Hayes argues that global monetary policy shifts have fundamentally altered Bitcoin’s behavior, making historical cycle analysis obsolete. If he’s right—and that’s a substantial “if” given his track record—then Morgan Stanley’s seasonal framework is analyzing a pattern that no longer exists.
But here’s the twist: even if the cycle is dead, announcing its death might resurrect it. If enough traders believe they can front-run the “dead cycle” by buying when traditional analysis says to sell, their buying creates new patterns that future analysts will identify as… cycles.

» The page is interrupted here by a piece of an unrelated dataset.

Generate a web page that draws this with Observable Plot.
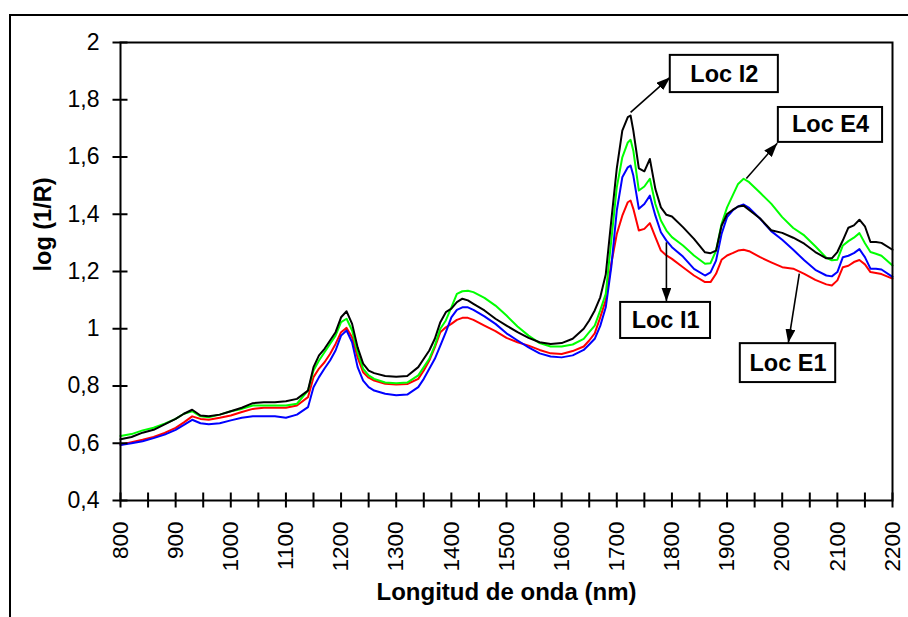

We’re trapped in an infinite loop of meta-analysis, where every level of awareness about market psychology becomes a new market psychology to be aware of.
The Only Winning Move?
So what’s an investor to do when Wall Street’s cycle predictions become self-fulfilling prophecies?
The uncomfortable answer: there may not be a winning move that works consistently. In a market driven as much by narrative as by fundamentals, by prophecy as much as by analysis, the meta-game becomes nearly impossible to win systematically.
Perhaps the only reliable strategy is the one nobody wants to hear: ignore the cycle calls entirely.
Build conviction around Bitcoin’s fundamental value proposition—whether as digital gold, inflation hedge, technological innovation, or speculative asset—and hold accordingly. Let the traders trade the seasons while you simply weather them.
Because here’s what none of the cycle analysts want to admit: if Bitcoin genuinely represents a monetary revolution, a fundamental reimagining of value storage and transfer in the digital age, then four-year cycles are noise. Seasonal metaphors are meaningless. And institutional harvest warnings are just… weather.
The asset either succeeds in its revolutionary promise over decades, or it doesn’t. Everything else is just sound and fury, signifying positioning.